Qualifications of ASL Instructors
American Sign Language (ASL) is often cited to be "the fourth most used language in the United States" after English and few other languages. A quickly growing number of people in North America is interested in learning ASL. There is a growing number of ASL courses offered in schools from preschools to universities.
Courses in ASL Linguistics and Sign Language/Deaf Studies have flourished since the 1970s in parallel to the growth of ASL classes and instructors.
First ASL instructors in the early times were typically qualified native Deaf Ameslan. Today, more ASL instructors are expected to meet standard qualifications in this field.
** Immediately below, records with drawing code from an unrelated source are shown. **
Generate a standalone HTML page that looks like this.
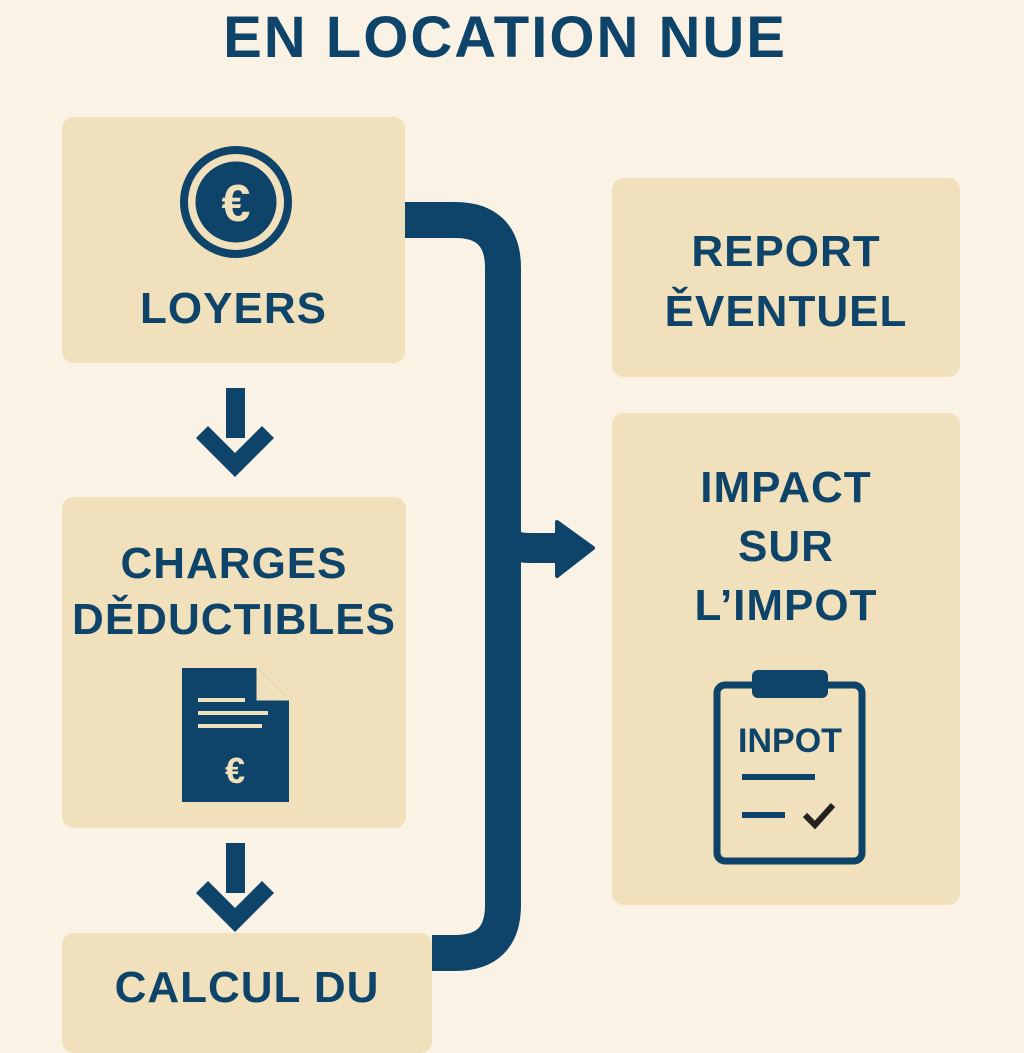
<!DOCTYPE html>
<html><head><meta charset="utf-8"><style>
body{margin:0;width:1024px;height:1024px;overflow:hidden;background:#f9f2e5;position:relative;font-family:"Liberation Sans","DejaVu Sans",sans-serif;}
.b{position:absolute;background:#f0e0bb;border-radius:12px;}
.t{position:absolute;left:0;width:100%;text-align:center;color:#0e4469;font-weight:bold;letter-spacing:1px;}
</style></head><body>
<div class="t" style="top:4px;left:0;width:1010px;font-size:58px;letter-spacing:2px;">EN LOCATION NUE</div>

<div class="b" style="left:62px;top:117px;width:343px;height:246px;"></div>
<div class="b" style="left:62px;top:497px;width:344px;height:331px;"></div>
<div class="b" style="left:62px;top:933px;width:370px;height:120px;"></div>
<div class="b" style="left:612px;top:178px;width:348px;height:199px;"></div>
<div class="b" style="left:612px;top:413px;width:348px;height:492px;"></div>

<div class="t" style="left:62px;width:343px;top:284px;font-size:44px;">LOYERS</div>
<div class="t" style="left:62px;width:344px;top:536px;font-size:44px;line-height:56px;">CHARGES<br>DĚDUCTIBLES</div>
<div class="t" style="left:62px;width:370px;top:963px;font-size:44px;">CALCUL DU</div>
<div class="t" style="left:612px;width:348px;top:222px;font-size:44px;line-height:60px;">REPORT<br>ĚVENTUEL</div>
<div class="t" style="left:612px;width:348px;top:458px;font-size:44px;line-height:59px;">IMPACT<br>SUR<br>L’IMPOT</div>

<svg width="1024" height="1024" style="position:absolute;left:0;top:0">
<g fill="#0e4469" stroke="#0e4469">
<circle cx="236" cy="202" r="52" fill="none" stroke-width="8"/>
<circle cx="236" cy="202" r="40"/>
<text x="236" y="221" font-size="52" font-weight="bold" fill="#f0e0bb" stroke="none" text-anchor="middle" font-family="Liberation Sans">€</text>
<rect x="226" y="388" width="19" height="50" stroke="none"/>
<path d="M202 432 L235 465 L268 432" fill="none" stroke-width="17"/>
<rect x="226" y="843" width="19" height="50" stroke="none"/>
<path d="M202 887 L235 920 L268 887" fill="none" stroke-width="17"/>
<path d="M405 220 H455 Q503 220 503 268 V905 Q503 953 455 953 H432" fill="none" stroke-width="36"/>
<path d="M503 535 Q508 548 530 548 H560" fill="none" stroke-width="30"/>
<path d="M557 522 L593 548 L557 576 Z" stroke-width="4" stroke-linejoin="round"/>
<path d="M182 668 H258 L289 699 V802 H182 Z" stroke="none"/>
<path d="M258 668 V699 H289" fill="#f0e0bb" stroke="#f0e0bb" stroke-width="3"/>
<g stroke="#f0e0bb" stroke-width="4"><line x1="198" y1="700" x2="245" y2="700"/><line x1="198" y1="713" x2="268" y2="713"/><line x1="198" y1="726" x2="262" y2="726"/></g>
<text x="235" y="783" font-size="36" font-weight="bold" fill="#f0e0bb" stroke="none" text-anchor="middle" font-family="Liberation Sans">€</text>
<rect x="717" y="685" width="145" height="176" rx="8" fill="none" stroke-width="7"/>
<rect x="752" y="670" width="76" height="28" rx="6" stroke="none"/>
<text x="790" y="752" font-size="34" font-weight="bold" fill="#0e4469" stroke="none" text-anchor="middle" font-family="Liberation Sans">INPOT</text>
<line x1="742" y1="777" x2="815" y2="777" stroke-width="6"/>
<line x1="742" y1="815" x2="785" y2="815" stroke-width="6"/>
<path d="M805 815 L815 825 L833 805" fill="none" stroke="#222" stroke-width="6"/>
</g>
</svg>
</body></html>
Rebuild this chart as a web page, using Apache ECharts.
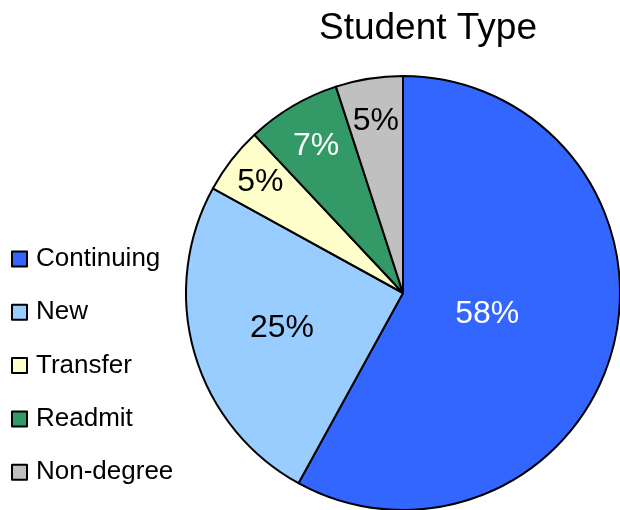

Institutions should consider these standard qualifications when hiring ASL instructors who should meet the following criteria (which may vary slightly from a region to another):
- Native or, if not available, near-native (highest fluency) ASL (usually Deaf) speaker. A document or certification of a high score on ASL Language Proficiency Interview (ASLPI) or assessment conducted by a qualified organizations, such as Canadian Cultural Society of the Deaf (Canada), Gallaudet University, and ASL Teachers Association (U.S.).
- Masters degree or higher, or if not available, Bachelors degree.
- In-depth knowledge of Deaf Culture and community, comparative linguistics, and interpreting issues. Has a strong background, interaction, and experience in Deaf culture and community of Deaf people.
- Experience in teaching ASL and using a standard curriculum (e.g. Vista Signing Naturally).
- a ASLTA or ASL Instructor certification or a degree in this relevant field, or experience equivalence. An interpreter certificate is not an appropriate qualification for teaching ASL.